Portanto a primeira conclusão dos resultados de domingo é que Macron terá todas as condições para governar à vontade.
E não são só as forças “globalistas” e centristas que gostam do novo Presidente. A maneira como Macron enfrentou e até 'trolou' Trump a propósito da decisão americana de abandonar o Acordo de Paris sobre as alterações climáticas valeram-lhe simpatias do lado esquerdo do espectro menos fossilizado ideologicamente.
O que leva à segunda conclusão, igualmente evidente: as esquerdas amargaram uma derrota arrasadora. A começar pelo Partido Socialista, que não passou duns tristes 10,2% e perdeu quase todas as suas estrelas. Ex-ministros e figuras históricas do partido e da política francesa foram eliminados de cena. O caso mais citado é o de Jean-Christophe Cambadélis, secretário-geral do partido, que perdeu o lugar parlamentar que detinha há 20 anos; mas há muitos outros, como Hamon, o candidato às presidenciais, e até a antiga ministra da Cultura, Pascal Boistard, que tivera o cuidado de se demitir e entregar o cartão de militante. Apenas alguns socialistas de renome, como o ex-primeiro-ministro Manuel Vals, conseguiram passar à segunda volta, e em círculos onde a A República em Marcha não apresentou candidatos. Todos os comentadores franceses concordam que ou o Partido Socialista se reinventa, ou desaparece.
Quanto às outras esquerdas, Mélenchon, comunistas e marxistas-leninistas sortidos, não chegarão aos 10%. O Partido Comunista, com 3%, não se arrisca a desaparecer, porque os seus militantes são irredutíveis, mas não continuará uma presença simbólica na política francesa.
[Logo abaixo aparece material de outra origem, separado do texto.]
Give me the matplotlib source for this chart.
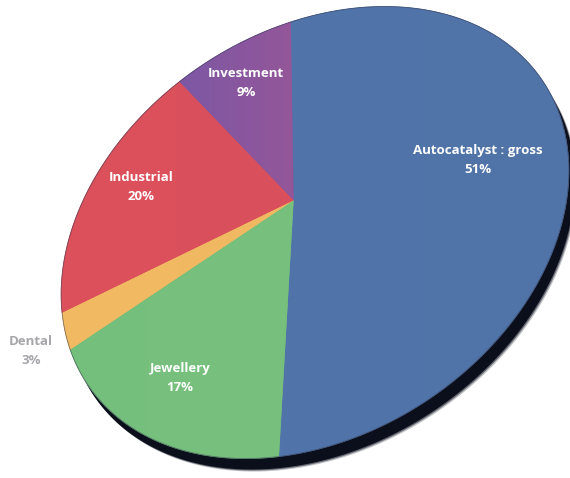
import numpy as np
import matplotlib
matplotlib.use("Agg")
import matplotlib.pyplot as plt
from matplotlib.patches import Polygon
from matplotlib.colors import LinearSegmentedColormap

# Platinum demand breakdown
segments = ["Autocatalyst : gross", "Jewellery", "Dental", "Industrial", "Investment"]
shares = [51, 17, 3, 20, 9]
colors = ["#5174AA", "#75BF7C", "#F2BA63", "#DC515B", "#7D58A4"]
# right-hand tint for a soft horizontal sheen on each wedge
tints = ["#5073A8", "#78C07E", "#F0B860", "#DA4F5D", "#945699"]
label_colors = ["white", "white", "#A7A7AB", "white", "white"]
# label anchor points (pixels)
label_xy = [(478, 160), (180, 378), (31, 351), (141, 187), (246, 83)]

W, H_PX = 570, 478
fig = plt.figure(figsize=(W / 100, H_PX / 100), dpi=100)
ax = fig.add_axes([0, 0, 1, 1])
ax.set_xlim(0, W)
ax.set_ylim(H_PX, 0)
ax.axis("off")


def unit(deg):
    t = np.radians(deg)
    return (np.cos(t), np.sin(t))


def solve_homography(src, dst):
    A, b = [], []
    for (x, y), (u, v) in zip(src, dst):
        A.append([x, y, 1, 0, 0, 0, -u * x, -u * y]); b.append(u)
        A.append([0, 0, 0, x, y, 1, -v * x, -v * y]); b.append(v)
    h = np.linalg.lstsq(np.array(A, float), np.array(b, float), rcond=None)[0]
    return np.append(h, 1.0).reshape(3, 3)


# perspective view of the unit disc, fixed by the centre and rim points
HM = solve_homography(
    [(0, 0), unit(90), unit(122.4), unit(194.4), unit(266.4)],
    [(291, 199), (293, 23), (178, 81), (63, 313), (280, 457)])


def project(pts):
    pts = np.asarray(pts, float)
    p = np.c_[pts, np.ones(len(pts))] @ HM.T
    return p[:, :2] / p[:, 2:3]


def arc(a0, a1, n=200):
    t = np.radians(np.linspace(a0, a1, n))
    return np.c_[np.cos(t), np.sin(t)]


# drop shadow under the disc
rim = project(arc(0, 360, 720))
for off, a in [((8, 13), 0.25), ((7, 12), 0.5), ((6, 11), 1.0)]:
    ax.add_patch(Polygon(rim + np.array(off), closed=True, facecolor="#0B0F1C",
                         edgecolor="none", alpha=a, zorder=1))

# wedges, clockwise from twelve o'clock
start = 90.0
for name, val, col, tint, lc, (lx, ly) in zip(segments, shares, colors, tints,
                                              label_colors, label_xy):
    end = start - 360.0 * val / 100.0
    poly = project(np.vstack([[0, 0], arc(start, end)]))
    patch = Polygon(poly, closed=True, facecolor=col, edgecolor=col,
                    linewidth=0.6, zorder=2)
    ax.add_patch(patch)
    x0, x1 = poly[:, 0].min(), poly[:, 0].max()
    y0, y1 = poly[:, 1].min(), poly[:, 1].max()
    cmap = LinearSegmentedColormap.from_list("sheen", [col, tint])
    im = ax.imshow(np.linspace(0, 1, 64)[None, :], cmap=cmap, aspect="auto",
                   extent=(x0, x1, y1, y0), interpolation="bilinear", zorder=2.1)
    im.set_clip_path(patch)
    ax.text(lx, ly, f"{name}\n{val}%", color=lc, ha="center", va="center",
            fontsize=9.5, fontweight="bold", family=["Open Sans", "DejaVu Sans"],
            linespacing=1.6, zorder=5)
    start = end

# thin outline on the rim
ax.plot(rim[:, 0], rim[:, 1], color="#3A3F55", lw=0.6, alpha=0.6, zorder=3)

ax.set_xlim(0, W)
ax.set_ylim(H_PX, 0)
fig.savefig("out.png", dpi=100, facecolor="white")
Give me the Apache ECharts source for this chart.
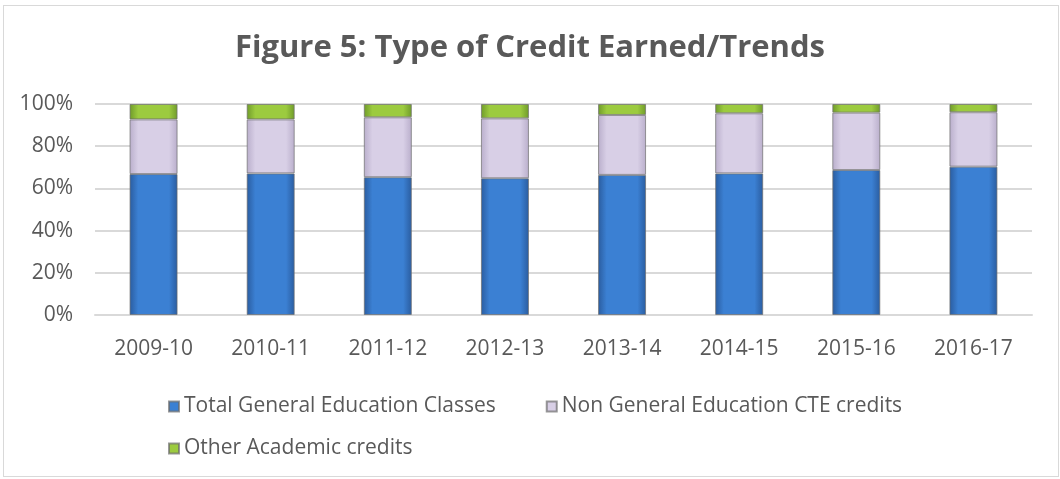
<!DOCTYPE html>
<html>
<head>
<meta charset="utf-8">
<script src="https://cdn.jsdelivr.net/npm/echarts@6/dist/echarts.min.js"></script>
<style>
  html, body { margin: 0; padding: 0; background: #fff; }
  #frame { position: absolute; left: 3px; top: 5px; width: 1054px; height: 470px; border: 1px solid #d9d9d9; }
  #chart { width: 1060px; height: 479px; position: absolute; left: 0; top: 0; }
</style>
</head>
<body>
<div id="frame"></div>
<div id="chart"></div>
<script>
const years = ['2009-10', '2010-11', '2011-12', '2012-13', '2013-14', '2014-15', '2015-16', '2016-17']
const generalEd = [66.8, 67.1, 65.3, 64.8, 66.4, 67.1, 68.7, 70.3]
const cteCredits = [25.9, 25.6, 28.4, 28.4, 28.4, 28.5, 27.2, 25.8]
const otherAcademic = [7.3, 7.3, 6.3, 6.8, 5.2, 4.4, 4.1, 3.9]
const seriesNames = ['Total General Education Classes', 'Non General Education CTE credits', 'Other Academic credits']

const textColor = '#595959'
const font = '"Open Sans", sans-serif'

function bevel(edge, mid) {
  return new echarts.graphic.LinearGradient(0, 0, 1, 0, [
    { offset: 0, color: edge },
    { offset: 0.18, color: mid },
    { offset: 0.82, color: mid },
    { offset: 1, color: edge }
  ])
}

function barSeries(name, data, edge, mid) {
  return {
    name: name,
    type: 'bar',
    stack: 'credits',
    barWidth: '41%',
    data: data,
    itemStyle: {
      color: bevel(edge, mid),
      borderColor: 'rgba(110,110,110,0.7)',
      borderWidth: 1
    }
  }
}

const chart = echarts.init(document.getElementById('chart'))
chart.setOption({
  animation: false,
  title: {
    text: 'Figure 5: Type of Credit Earned/Trends',
    left: 'center',
    top: 28,
    textStyle: { color: textColor, fontSize: 31, fontWeight: 'bold', fontFamily: font }
  },
  grid: { left: 95, right: 28, top: 104, bottom: 164 },
  legend: [
    {
      data: [seriesNames[0], seriesNames[1]],
      left: 163,
      top: 391,
      itemWidth: 10,
      itemHeight: 10,
      itemGap: 50,
      icon: 'rect',
      textStyle: { color: textColor, fontSize: 21, fontFamily: font }
    },
    {
      data: [seriesNames[2]],
      left: 163,
      top: 433,
      itemWidth: 10,
      itemHeight: 10,
      icon: 'rect',
      textStyle: { color: textColor, fontSize: 21, fontFamily: font }
    }
  ],
  xAxis: {
    type: 'category',
    data: years,
    axisTick: { show: false },
    axisLine: { lineStyle: { color: '#d9d9d9', width: 2 } },
    axisLabel: { color: textColor, fontSize: 21, fontFamily: font, margin: 24 }
  },
  yAxis: {
    type: 'value',
    min: 0,
    max: 100,
    interval: 20,
    axisLabel: { formatter: '{value}%', color: textColor, fontSize: 21, fontFamily: font, margin: 22 },
    splitLine: { lineStyle: { color: '#d9d9d9', width: 2 } }
  },
  series: [
    barSeries(seriesNames[0], generalEd, '#2a5c9f', '#3b80d3'),
    barSeries(seriesNames[1], cteCredits, '#b9aecb', '#d8cfe6'),
    barSeries(seriesNames[2], otherAcademic, '#6f9a2a', '#9ccb3f')
  ]
})
</script>
</body>
</html>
A terceira conclusão é que afinal o perigo da extrema direita foi um tigre de papel. A esperança de Marine le Pen, de se tornar a oposição oficial ao governo, desvaneceu-se nuns singelos 14%, que lhe darão porventura meia dúzia de deputados na próxima legislatura.
Tanto le Pen como Mélenchon, e até os socialistas, levantaram o problema da abstenção como uma espécie de desculpa para os seus desaires. A abstenção recorde de mais de 50% (45% em 2012) foi dada como desculpa para os fracos resultados e como preocupação mais importante do que as derrotas. Mas a abstenção mostra apenas que uma grande parte do eleitorado achou que não valia a pena votar, ou porque achou que não faria diferença, ou porque pensou que a diferença tanto faz.
Emmanuel Macron tem agora o caminho livre para fazer o que quiser. O que ele quer fazer é que ainda falta descobrir.